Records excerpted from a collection

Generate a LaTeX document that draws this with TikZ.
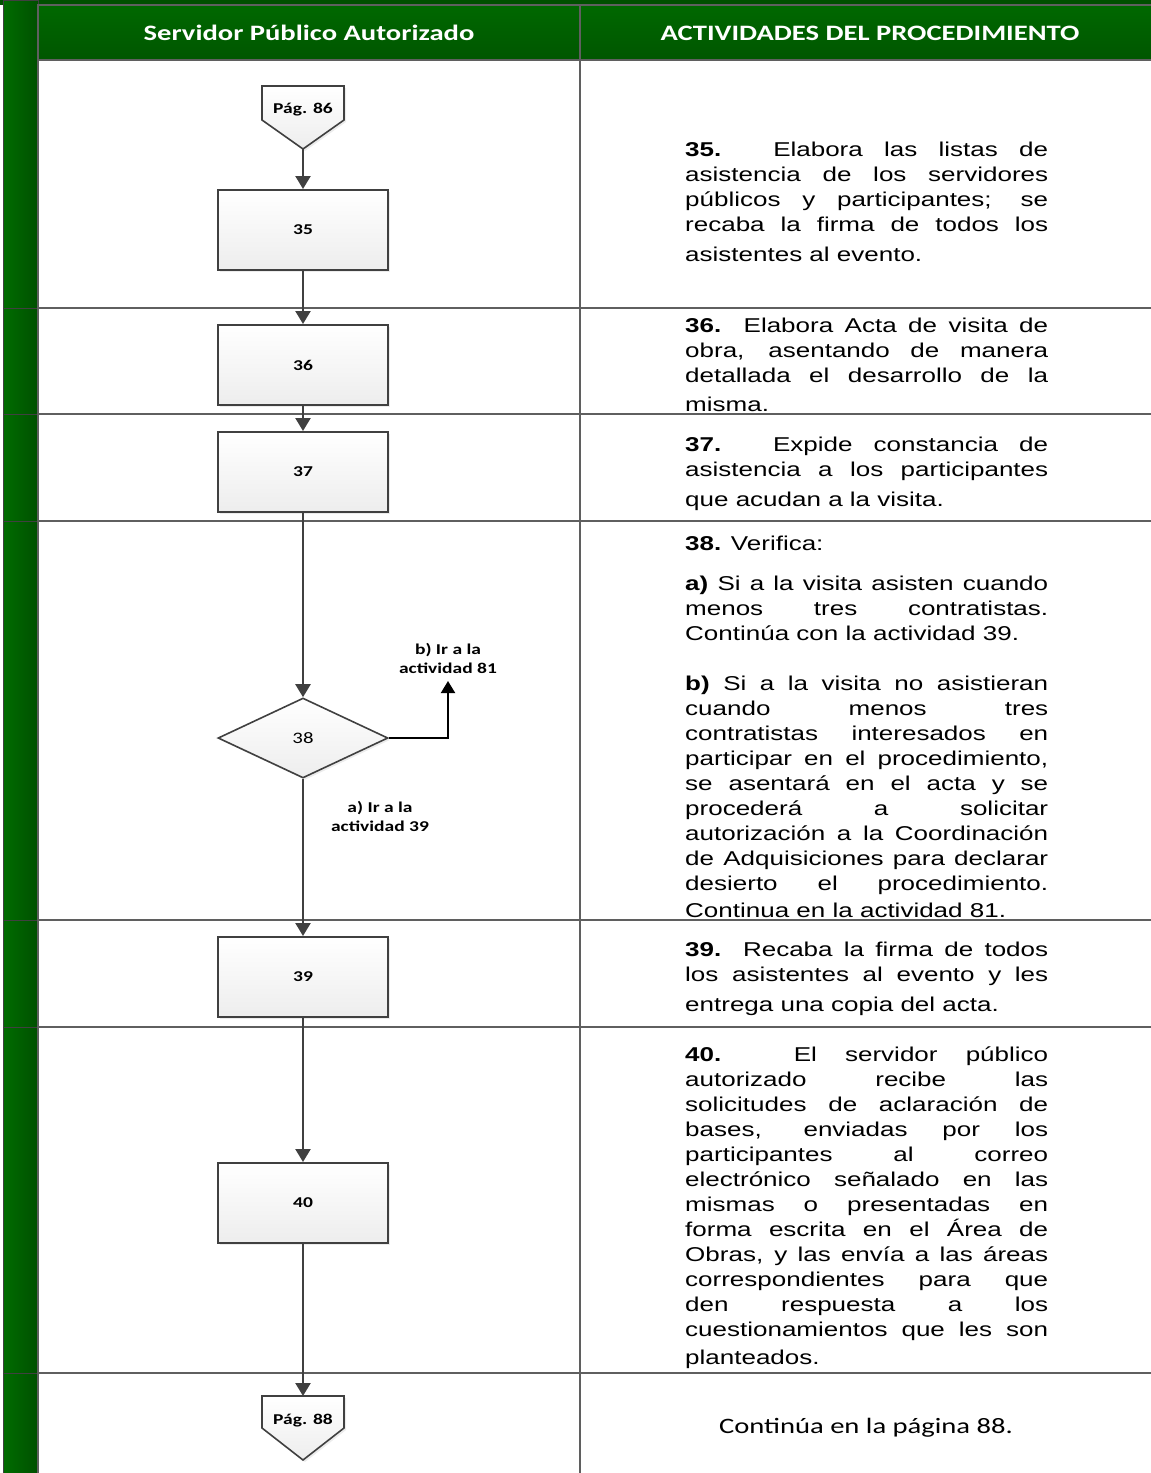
\documentclass[tikz,border=0pt]{standalone}
\usepackage{fontspec}
\setmainfont{Liberation Sans}[FakeStretch=1.3]
\newfontfamily\calfont{Carlito}[FakeStretch=1.3]
\usetikzlibrary{arrows.meta,shapes.geometric,shadows}

\definecolor{hdgreen}{RGB}{0,104,0}
\definecolor{hdgreendark}{RGB}{0,86,0}
\definecolor{bargreen}{RGB}{0,108,0}
\definecolor{bargreendark}{RGB}{0,80,0}
\definecolor{rowline}{RGB}{95,95,95}
\definecolor{boxline}{RGB}{64,64,64}

\newcommand\jl[1]{\hbox to363pt{\strut #1}}
\newcommand\lastl[1]{\hbox to363pt{\strut #1\hfil}}

\tikzset{
	stepbox/.style={rectangle, draw=boxline, line width=2pt, top color=white, bottom color=black!7,
		minimum width=170pt, minimum height=80pt, inner sep=0pt,
		font=\calfont\bfseries\fontsize{15}{18}\selectfont,
		drop shadow={shadow xshift=2pt, shadow yshift=-2pt, opacity=0.25, fill=black!30}},
	decision/.style={diamond, draw=boxline, line width=1.6pt, top color=white, bottom color=black!7,
		minimum width=170pt, minimum height=80pt, inner sep=0pt,
		font=\calfont\fontsize{16}{18}\selectfont,
		drop shadow={shadow xshift=2pt, shadow yshift=-2pt, opacity=0.25, fill=black!30}},
	offpage/.style={draw=boxline, line width=1.6pt, top color=white, bottom color=black!7,
		drop shadow={shadow xshift=2pt, shadow yshift=-2pt, opacity=0.25, fill=black!30}},
	pagetext/.style={font=\calfont\bfseries\fontsize{15}{18}\selectfont, inner sep=0pt},
	flow/.style={draw=boxline, line width=2.3pt, arrows={-Triangle[width=15pt,length=13pt]}},
	branch/.style={draw=black, line width=2pt, arrows={-Triangle[width=14pt,length=12pt]}},
	branchlabel/.style={font=\calfont\bfseries\fontsize{15}{19}\selectfont, align=center, inner sep=0pt},
	headtext/.style={font=\calfont\bfseries\fontsize{22}{26}\selectfont, text=white, inner sep=0pt},
	activity/.style={anchor=north west, inner sep=0pt, font=\fontsize{20}{25}\selectfont}
}

\begin{document}
\begin{tikzpicture}[x=1pt, y=-1pt]

	\useasboundingbox (0,0) rectangle (1151,1473);

	\fill [bargreendark] (0,0) rectangle (1151,5);
	\foreach \ya/\yb in {0/308, 308/414, 414/521, 521/920, 920/1027, 1027/1373, 1373/1473}
		\draw [draw=black!75, line width=1pt, left color=bargreen, right color=bargreendark] (3,\ya) rectangle (38,\yb);
	\draw [draw=rowline, line width=1.2pt, top color=hdgreen, bottom color=hdgreendark] (38,5) rectangle (1152,60);
	\draw [rowline, line width=1.2pt] (580,5) -- (580,1474);
	\draw [rowline, line width=1.2pt] (38,60) -- (38,1474);
	\foreach \y in {308,414,521,920,1027,1373}
		\draw [rowline, line width=1.2pt] (38,\y) -- (1152,\y);

	\node [headtext] (hleft) at (309,33) {Servidor Público Autorizado};
	\node [headtext] (hright) at (870,33) {ACTIVIDADES DEL PROCEDIMIENTO};

	\draw [offpage] (262,86) -- (344,86) -- (344,120) -- (303,149) -- (262,120) -- cycle;
	\node [pagetext] (p86) at (303,110) {Pág. 86};
	\coordinate (p86tip) at (303,149);

	\node [stepbox] (b35) at (303,230) {35};
	\node [stepbox] (b36) at (303,365) {36};
	\node [stepbox] (b37) at (303,472) {37};
	\node [decision] (d38) at (303,738) {38};
	\node [stepbox] (b39) at (303,977) {39};
	\node [stepbox] (b40) at (303,1203) {40};

	\draw [offpage] (262,1396) -- (344,1396) -- (344,1428) -- (303,1460) -- (262,1428) -- cycle;
	\node [pagetext] (p88) at (303,1421) {Pág. 88};
	\coordinate (p88top) at (303,1396);

	\draw [flow] (p86tip) -- (b35);
	\draw [flow] (b35) -- (b36);
	\draw [flow] (b36) -- (b37);
	\draw [flow] (b37) -- (d38);
	\draw [flow] (d38) -- (b39);
	\draw [flow] (b39) -- (b40);
	\draw [flow] (b40) -- (p88top);

	\coordinate (c81) at (448,681);
	\draw [branch] (d38.east) -| (c81);
	\node [branchlabel] (l81) at (448,658) {b) Ir a la\\actividad 81};
	\node [branchlabel] (l39) at (380,816) {a) Ir a la\\actividad 39};

	\node [activity] (t35) at (685,138.5) {\vtop{%
		\jl{\textbf{35.} Elabora las listas de}
		\jl{asistencia de los servidores}
		\jl{públicos y participantes; se}
		\jl{recaba la firma de todos los}
		\kern5pt
		\lastl{asistentes al evento.}}};

	\node [activity] (t36) at (685,314.5) {\vtop{%
		\jl{\textbf{36.} Elabora Acta de visita de}
		\jl{obra, asentando de manera}
		\jl{detallada el desarrollo de la}
		\kern4pt
		\lastl{misma.}}};

	\node [activity] (t37) at (685,433.5) {\vtop{%
		\jl{\textbf{37.} Expide constancia de}
		\jl{asistencia a los participantes}
		\kern5pt
		\lastl{que acudan a la visita.}}};

	\node [activity] (t38) at (685,532.5) {\vtop{%
		\lastl{\textbf{38.} Verifica:}
		\kern15pt
		\jl{\textbf{a)} Si a la visita asisten cuando}
		\jl{menos tres contratistas.}
		\lastl{Continúa con la actividad 39.}
		\kern25pt
		\jl{\textbf{b)} Si a la visita no asistieran}
		\jl{cuando menos tres}
		\jl{contratistas interesados en}
		\jl{participar en el procedimiento,}
		\jl{se asentará en el acta y se}
		\jl{procederá a solicitar}
		\jl{autorización a la Coordinación}
		\jl{de Adquisiciones para declarar}
		\jl{desierto el procedimiento.}
		\kern2pt
		\lastl{Continua en la actividad 81.}}};

	\node [activity] (t39) at (685,938.5) {\vtop{%
		\jl{\textbf{39.} Recaba la firma de todos}
		\jl{los asistentes al evento y les}
		\kern5pt
		\lastl{entrega una copia del acta.}}};

	\node [activity] (t40) at (685,1043.5) {\vtop{%
		\jl{\textbf{40.} El servidor público}
		\jl{autorizado recibe las}
		\jl{solicitudes de aclaración de}
		\jl{bases, enviadas por los}
		\jl{participantes al correo}
		\jl{electrónico señalado en las}
		\jl{mismas o presentadas en}
		\jl{forma escrita en el Área de}
		\jl{Obras, y las envía a las áreas}
		\jl{correspondientes para que}
		\jl{den respuesta a los}
		\jl{cuestionamientos que les son}
		\kern3pt
		\lastl{planteados.}}};

	\node [font=\calfont\fontsize{22}{26}\selectfont, inner sep=0pt] (t88) at (866,1428) {Continúa en la página 88.};

\end{tikzpicture}
\end{document}
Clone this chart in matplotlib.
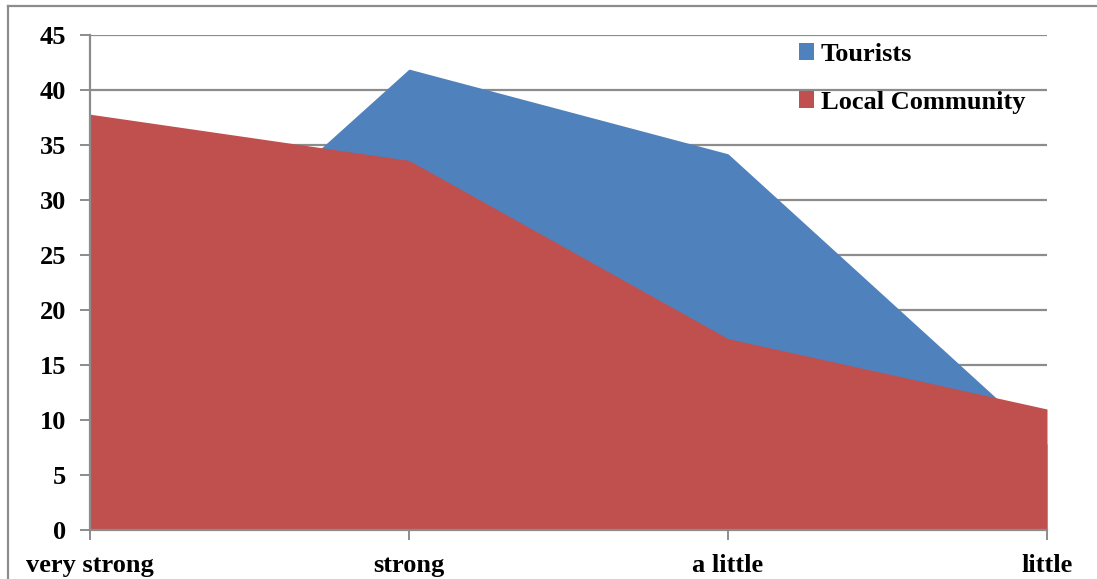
import matplotlib.pyplot as plt
from matplotlib.patches import Patch
from matplotlib.lines import Line2D

# data
categories = ['very strong', 'strong', 'a little', 'little']
tourists = [15.8, 41.9, 34.2, 7.8]
local_community = [37.8, 33.6, 17.4, 11.0]

blue = '#4F81BD'
red = '#C0504D'
grid_gray = '#8C8C8C'

plt.rcParams['font.family'] = ['Liberation Serif', 'DejaVu Serif']
plt.rcParams['font.weight'] = 'bold'

fig = plt.figure(figsize=(10.97, 5.79), dpi=100)
ax = fig.add_axes([90 / 1097, 1 - 530 / 579, (1047 - 90) / 1097, (530 - 35) / 579])

x = list(range(len(categories)))
ax.fill_between(x, 0, tourists, color=blue, linewidth=0, zorder=2)
ax.fill_between(x, 0, local_community, color=red, linewidth=0, zorder=3)

ax.set_xlim(0, len(categories) - 1)
ax.set_ylim(0, 45)
ax.set_yticks(range(0, 46, 5))
ax.set_xticks(x)
ax.set_xticklabels(categories)

ax.yaxis.grid(True, color=grid_gray, linewidth=1.6, zorder=1)
ax.set_axisbelow(True)
for side in ['top', 'right']:
    ax.spines[side].set_visible(False)
for side in ['left', 'bottom']:
    ax.spines[side].set_color(grid_gray)
    ax.spines[side].set_linewidth(1.6)
    ax.spines[side].set_zorder(4)

ax.tick_params(axis='both', colors=grid_gray, labelcolor='black', labelsize=19,
               length=7, width=1.4)
ax.tick_params(axis='y', pad=10)
ax.tick_params(axis='x', pad=10)
for lbl in ax.get_xticklabels() + ax.get_yticklabels():
    lbl.set_fontweight('bold')

# legend in the upper right
handles = [Patch(facecolor=blue, edgecolor='none'), Patch(facecolor=red, edgecolor='none')]
leg = ax.legend(handles, ['Tourists', 'Local Community'], loc='upper left',
                bbox_to_anchor=((788 - 90) / (1047 - 90), 1 + 3 / 495),
                frameon=False, fontsize=19, handlelength=0.6, handleheight=0.6,
                handletextpad=0.25, labelspacing=0.95, borderaxespad=0)
for t in leg.get_texts():
    t.set_fontweight('bold')

# outer chart border (left and top only visible)
fig.add_artist(Line2D([8 / 1097, 8 / 1097], [0, 1 - 6 / 579], transform=fig.transFigure,
                      color=grid_gray, linewidth=1.6))
fig.add_artist(Line2D([8 / 1097, 1], [1 - 6 / 579, 1 - 6 / 579], transform=fig.transFigure,
                      color=grid_gray, linewidth=1.6))

fig.savefig('out.png', dpi=100)
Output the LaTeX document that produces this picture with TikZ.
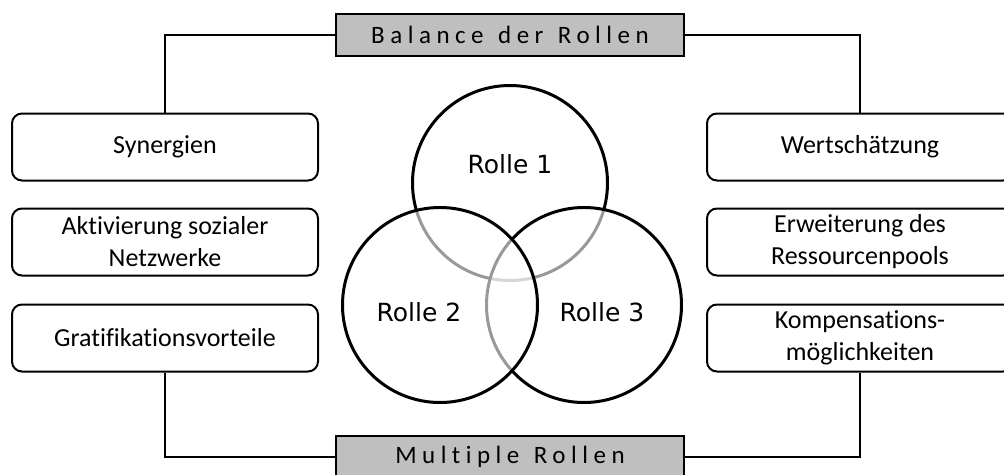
\documentclass[tikz,border=0pt]{standalone}
\usepackage{fontspec}
\setmainfont{Carlito}[Ligatures=NoCommon]
\newfontfamily\rollenfont{DejaVu Sans}
\newfontfamily\balkenfont{Carlito}[Ligatures=NoCommon,LetterSpace=22,WordSpace=1.3]

\begin{document}
\begin{tikzpicture}[x=1pt,y=-1pt,
	kasten/.style={draw,line width=2pt,rounded corners=10pt,minimum width=306pt,minimum height=67pt,align=center,font=\fontsize{26}{32}\selectfont},
	balken/.style={draw,line width=2.5pt,fill=black!25,minimum width=348pt,minimum height=42pt,font=\balkenfont\fontsize{25}{30}\selectfont},
	kreis/.style={circle,draw,line width=3pt,inner sep=0pt,minimum size=195pt,fill=white,fill opacity=0.6,draw opacity=1},
	rolle/.style={font=\rollenfont\fontsize{25}{30}\selectfont},
	linie/.style={line width=2.5pt}]
				\useasboundingbox (0,0) rectangle (1004,474);

				\node[kreis] (kreis1) at (510,183) {};
				\node[kreis] (kreis3) at (584,305) {};
				\node[kreis] (kreis2) at (440,305) {};
				\node[rolle] (rolle1) at (510,164) {Rolle 1};
				\node[rolle] (rolle2) at (419,312) {Rolle 2};
				\node[rolle] (rolle3) at (602,312) {Rolle 3};

				\node[balken] (balance) at (510,35) {Balance der Rollen};
				\node[balken] (multiple) at (510,457) {Multiple Rollen};

				\node[kasten] (synergien) at (165,147) {Synergien};
				\node[kasten] (aktivierung) at (165,242) {Aktivierung sozialer\\Netzwerke};
				\node[kasten] (gratifikation) at (165,338) {Gratifikationsvorteile};
				\node[kasten] (wertschaetzung) at (860,147) {Wertschätzung};
				\node[kasten] (erweiterung) at (860,242) {Erweiterung des\\Ressourcenpools};
				\node[kasten] (kompensation) at (860,338) {Kompensations-\\möglichkeiten};

				\draw[linie] (balance.west) -| (synergien.north);
				\draw[linie] (balance.east) -| (wertschaetzung.north);
				\draw[linie] (gratifikation.south) |- (multiple.west);
				\draw[linie] (kompensation.south) |- (multiple.east);
			\end{tikzpicture}
\end{document}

_TASK DIRECTIONS_: From the entries above, return each line with the word "that" in it.

_FINAL RESULT_:
Generate a LaTeX document that draws this with TikZ.
Output the LaTeX document that produces this picture with TikZ.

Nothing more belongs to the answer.